Today, AI is a regular component of Higgitt’s work at the National Gallery, which puts her team at the cutting edge relative to most other museums, although she acknowledges “it’s still very much baby steps”.

A number of other groups are also demonstrating the insights that can be gained by applying algorithmic analysis to artworks. For example, researchers in Russia and Belgium have used neural networks for ‘virtual restoration’, digitally patching the cracks and filling in bits of missing and faded paint on degraded paintings. Another team, based at Case Western Reserve University in Cleveland, Ohio, has devised an algorithm that can help identify the artist responsible for a given work based on the physical brushstrokes — potentially even revealing forgeries.

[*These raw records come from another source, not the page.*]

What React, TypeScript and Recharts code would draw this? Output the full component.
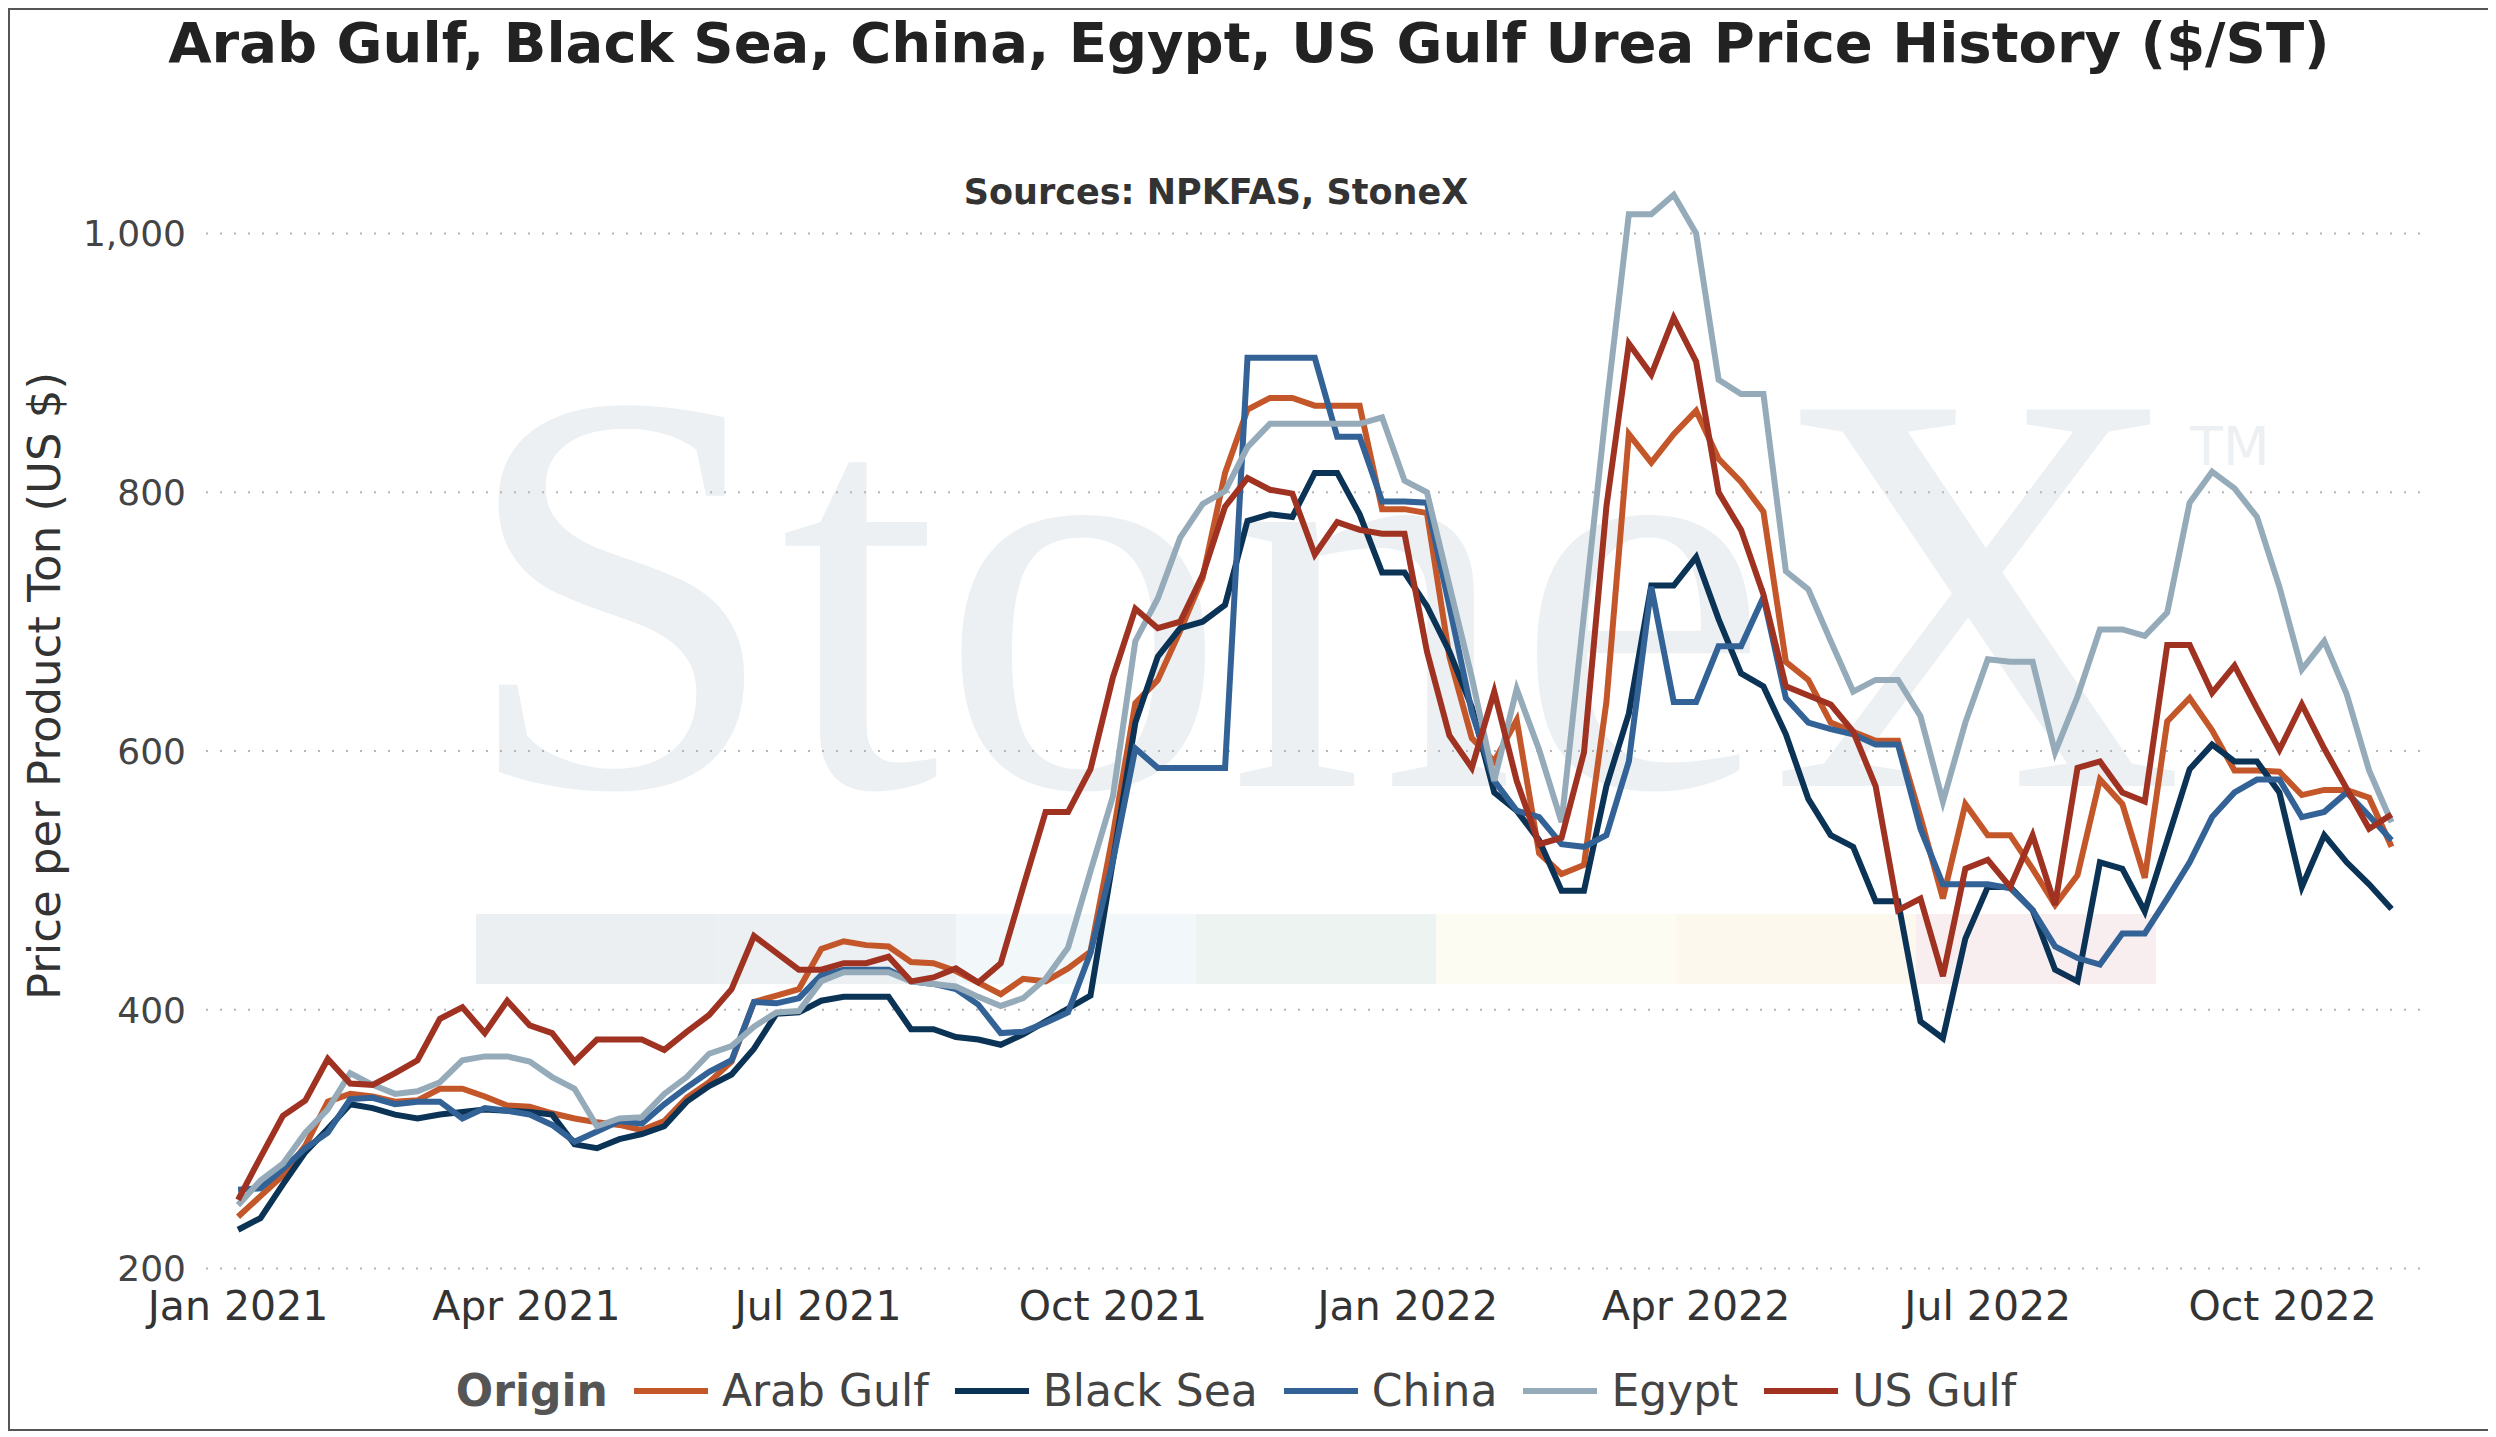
import React from 'react';
import { LineChart, Line, XAxis, YAxis, CartesianGrid } from 'recharts';

const START = Date.UTC(2021, 0, 1);
const WEEK = 7 * 24 * 3600 * 1000;

const arabGulf = [240,256,272,295,329,335,333,329,330,339,339,333,326,325,320,316,313,311,307,314,332,344,360,406,411,416,447,453,450,449,437,436,430,421,412,
424,422,432,445,535,637,655,693,734,815,864,873,873,867,867,867,787,787,784,673,
610,592,624,521,505,512,638,845,823,845,863,826,808,785,669,655,622,615,608,608,549,486,559,535,535,509,
481,504,578,559,502,623,641,616,585,585,584,566,570,570,564,526];
const blackSea = [230,239,265,290,308,327,324,319,316,319,321,323,322,321,319,296,293,300,304,310,329,341,350,370,397,398,407,410,410,410,385,385,379,377,373,
381,391,401,411,515,622,673,695,700,713,778,783,781,815,815,783,738,738,712,677,
634,568,554,531,492,492,573,629,728,728,750,702,660,650,613,563,535,526,484,484,391,378,455,495,495,477,
431,422,514,509,476,531,586,605,592,592,568,495,535,514,497,478];
const china = [261,262,277,293,305,331,332,327,329,329,316,324,322,319,311,298,306,314,312,327,340,352,361,406,405,409,427,431,431,431,422,420,416,404,382,
383,390,398,444,515,602,587,587,587,587,904,904,904,904,843,843,793,793,792,712,
630,577,554,549,528,526,535,592,727,638,638,681,681,719,641,622,617,613,605,605,540,497,497,497,494,477,
449,440,435,459,459,486,514,549,568,578,578,549,553,568,550,531];
const egypt = [249,268,281,305,323,351,342,335,337,344,361,364,364,360,348,339,310,316,317,335,348,366,372,387,398,399,422,429,429,429,422,420,418,410,403,
409,424,448,507,565,685,718,765,791,801,835,853,853,853,853,853,858,809,800,728,
657,577,648,601,545,706,866,1015,1015,1030,1000,887,876,876,739,725,685,646,655,655,627,561,622,671,669,669,
599,642,694,694,689,707,792,816,803,781,727,663,685,644,585,545];
const usGulf = [253,286,318,330,362,343,342,351,361,393,402,382,407,388,382,360,377,377,377,369,383,396,416,457,444,431,431,436,436,441,422,425,432,421,436,
495,553,553,586,657,710,695,700,736,789,811,802,799,752,777,771,768,768,677,612,
587,646,577,528,533,599,789,915,891,935,901,800,771,721,650,643,636,615,573,477,486,426,509,516,495,535,
481,587,592,568,561,682,682,645,666,633,601,636,602,571,540,551];

const xTicks = [
  Date.UTC(2021, 0, 1), Date.UTC(2021, 3, 1), Date.UTC(2021, 6, 1), Date.UTC(2021, 9, 1),
  Date.UTC(2022, 0, 1), Date.UTC(2022, 3, 1), Date.UTC(2022, 6, 1), Date.UTC(2022, 9, 1),
];
const yTicks = [200, 400, 600, 800, 1000];
const MONTHS = ['Jan','Feb','Mar','Apr','May','Jun','Jul','Aug','Sep','Oct','Nov','Dec'];

const series = [
  { key: 'ag', name: 'Arab Gulf', color: '#C4572A', values: arabGulf },
  { key: 'bs', name: 'Black Sea', color: '#0B3356', values: blackSea },
  { key: 'cn', name: 'China', color: '#336297', values: china },
  { key: 'eg', name: 'Egypt', color: '#95ABBA', values: egypt },
  { key: 'us', name: 'US Gulf', color: '#A03222', values: usGulf },
];

const data = arabGulf.map((_, i) => {
  const row: any = { t: START + i * WEEK };
  series.forEach(s => { row[s.key] = s.values[i]; });
  return row;
});

const FONT = '"DejaVu Sans", Verdana, sans-serif';
const bands = ['#ECEFF2', '#EDF0F2', '#F2F7FA', '#EDF3F1', '#FDFCF3', '#FCF8EE', '#F9EEEF'];

export default function App() {
  return (
    <div style={{ position: 'relative', width: 2478, height: 1419, border: '2px solid #555', background: '#fff', fontFamily: FONT, overflow: 'hidden' }}>
      <div style={{ position: 'absolute', left: 0, width: '100%', top: 0, textAlign: 'center', fontSize: 56, fontWeight: 'bold', color: '#222' }}>
        Arab Gulf, Black Sea, China, Egypt, US Gulf Urea Price History ($/ST)
      </div>
      <div style={{ position: 'absolute', left: 0, width: 2412, top: 162, textAlign: 'center', fontSize: 35, fontWeight: 'bold', color: '#333' }}>
        Sources: NPKFAS, StoneX
      </div>
      {/* watermark */}
      <div style={{ position: 'absolute', left: 450, top: 295, fontFamily: '"Liberation Serif", serif', fontSize: 575, lineHeight: 1, color: '#ECF0F3' }}>
        StoneX
      </div>
      <div style={{ position: 'absolute', left: 2180, top: 405, fontFamily: FONT, fontSize: 54, color: '#ECF0F3' }}>TM</div>
      <div style={{ position: 'absolute', left: 466, top: 904, display: 'flex', height: 70 }}>
        {bands.map((c, i) => <div key={i} style={{ width: 240, height: 70, background: c }} />)}
      </div>
      <div style={{ position: 'absolute', left: 34, top: 676, width: 0, height: 0 }}>
        <div style={{ position: 'absolute', transform: 'translate(-50%,-50%) rotate(-90deg)', whiteSpace: 'nowrap', fontSize: 45, color: '#333' }}>
          Price per Product Ton (US $)
        </div>
      </div>
      <div style={{ position: 'absolute', left: 0, top: 0 }}>
        <LineChart width={2478} height={1419} data={data} margin={{ top: 146, right: 58, bottom: 124, left: 0 }}>
          <CartesianGrid horizontal vertical={false} horizontalValues={yTicks} stroke="#b5b5b5" strokeDasharray="2 12" strokeWidth={2} />
          <XAxis dataKey="t" type="number" scale="time" domain={[Date.UTC(2020, 11, 22), Date.UTC(2022, 10, 16)]}
            ticks={xTicks} tickFormatter={(v: number) => { const d = new Date(v); return MONTHS[d.getUTCMonth()] + ' ' + d.getUTCFullYear(); }}
            axisLine={false} tickLine={false} tick={{ fontSize: 41, fill: '#333', fontFamily: FONT }} tickMargin={10} />
          <YAxis width={196} domain={[195, 1060]} ticks={yTicks} tickFormatter={(v: number) => v.toLocaleString('en-US')}
            axisLine={false} tickLine={false} tick={{ fontSize: 36, fill: '#444', fontFamily: FONT }} tickMargin={14} />
          {series.map(s => (
            <Line key={s.key} dataKey={s.key} name={s.name} stroke={s.color} strokeWidth={6} dot={false} type="linear" isAnimationActive={false} />
          ))}
        </LineChart>
      </div>
      <div style={{ position: 'absolute', left: 0, width: '100%', top: 1355, display: 'flex', justifyContent: 'center', alignItems: 'center', fontSize: 44, color: '#444' }}>
        <span style={{ fontWeight: 'bold', color: '#555', marginRight: 26 }}>Origin</span>
        {series.map(s => (
          <span key={s.key} style={{ display: 'flex', alignItems: 'center', marginRight: 26 }}>
            <span style={{ display: 'inline-block', width: 74, height: 6, background: s.color, marginRight: 14 }} />
            {s.name}
          </span>
        ))}
      </div>
    </div>
  );
}
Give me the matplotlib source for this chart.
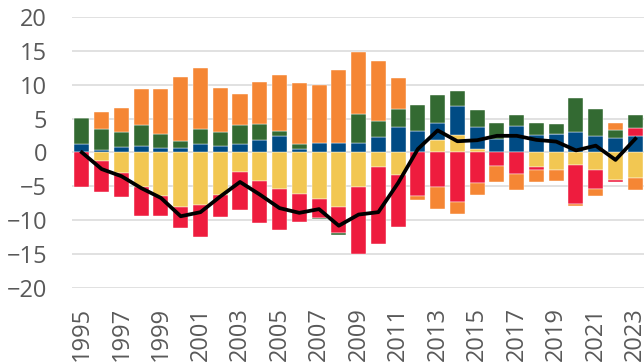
import matplotlib.pyplot as plt
import numpy as np

years = list(range(1995, 2024))

# contributions per component (signed), stacked in this order
yellow = [0, -1.3, -3.0, -5.05, -6.4, -8.0, -7.7, -6.2, -2.95, -4.25,
          -5.35, -6.15, -6.9, -8.1, -5.15, -2.15, -3.3, 0, 1.9, 2.5,
          0.5, 0, 0, -2.15, -2.55, -1.8, -2.55, -4.1, -3.7]
blue = [1.3, 0.3, 0.8, 1.0, 0.7, 0.6, 1.3, 0.9, 1.3, 1.8,
        2.35, 0.5, 1.4, 1.4, 1.4, 2.3, 3.8, 3.1, 2.5, 4.4,
        3.2, 2.0, 3.9, 2.5, 2.75, 2.95, 2.35, 2.1, 2.35]
red = [-5.15, -4.6, -3.6, -4.35, -3.0, -3.15, -4.7, -3.3, -5.6, -6.15,
       -6.1, -4.1, -2.8, -3.75, -9.75, -11.35, -7.7, -6.4, -5.15, -7.3,
       -4.45, -2.0, -3.15, -0.4, 0, -5.8, -2.85, -0.2, 1.25]
green = [3.75, 3.1, 2.2, 3.0, 2.0, 1.1, 2.2, 2.1, 2.8, 2.35,
         0.85, 0.75, -0.1, -0.25, 4.3, 2.4, 2.6, 3.85, 4.0, 2.1,
         2.5, 2.3, 1.6, 1.85, 1.45, 5.0, 4.05, 1.25, 1.95]
orange = [0, 2.5, 3.6, 5.4, 6.7, 9.4, 8.9, 6.5, 4.5, 6.3,
          8.2, 9.0, 8.5, 10.7, 9.15, 8.8, 4.5, -0.55, -3.15, -1.7,
          -1.85, -2.3, -2.35, -1.85, -1.65, -0.35, -1.0, 0.95, -1.8]
total = [0.0, -2.45, -3.5, -5.25, -6.7, -9.4, -8.8, -6.5, -4.35, -6.2,
         -8.2, -8.9, -8.35, -10.8, -9.15, -8.8, -4.5, 0.5, 3.25, 1.65,
         1.8, 2.45, 2.45, 1.85, 1.6, 0.3, 1.0, -1.1, 2.0]

series = [(yellow, '#F2C752'), (blue, '#004B84'), (red, '#EE1C3E'),
          (green, '#336A32'), (orange, '#F58634')]

fig = plt.figure(figsize=(6.44, 3.62), dpi=100)
ax = fig.add_axes([0.1118, 0.2039, 0.89, 0.75])

x = np.arange(len(years))
pos = np.zeros(len(years))
neg = np.zeros(len(years))
for vals, col in series:
    v = np.array(vals, dtype=float)
    bottom = np.where(v >= 0, pos, neg)
    ax.bar(x, v, 0.76, bottom=bottom, color=col, edgecolor='white',
           linewidth=0.3, zorder=2)
    pos += np.where(v >= 0, v, 0)
    neg += np.where(v < 0, v, 0)

ax.plot(x, total, color='black', linewidth=2.7, zorder=3)

ax.set_xlim(-0.5, 28.5)
ax.set_ylim(-20, 20)
ax.set_yticks(range(-20, 21, 5))
ax.yaxis.grid(True, color='#d9d9d9', linewidth=1.1, zorder=0)
ax.set_axisbelow(True)
for s in ax.spines.values():
    s.set_visible(False)

ax.set_xticks(x[::2])
ax.set_xticklabels([str(y) for y in years[::2]], rotation=90, va='top')
ax.tick_params(length=0, labelsize=17, labelcolor='#595959')
ax.tick_params(axis='x', pad=13.5)
ax.tick_params(axis='y', pad=18)
for lab in ax.get_xticklabels() + ax.get_yticklabels():
    lab.set_family('Open Sans')

fig.savefig('out.png', dpi=100)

In these early days of using AI in her discipline, Higgitt is cautious about it giving too much credence. She points to the difficulties in checking how AI systems arrive at an answer, and it remains unclear how well an algorithm trained on one artwork will perform on others. She sees it as providing a “first pass” of the data to help pull out “trends or information that experts — chemists or conservators or curators — would come back and review”.

As progress continues, Higgitt sees exciting opportunities for AI to transform how both curators, and the public, interact with art. This could potentially even include reconstructing aspects of an artwork’s “life story”, says Higgitt, giving viewers “a sense of not only where a piece might have been originally situated, but also what it might have looked like at different points in the past”.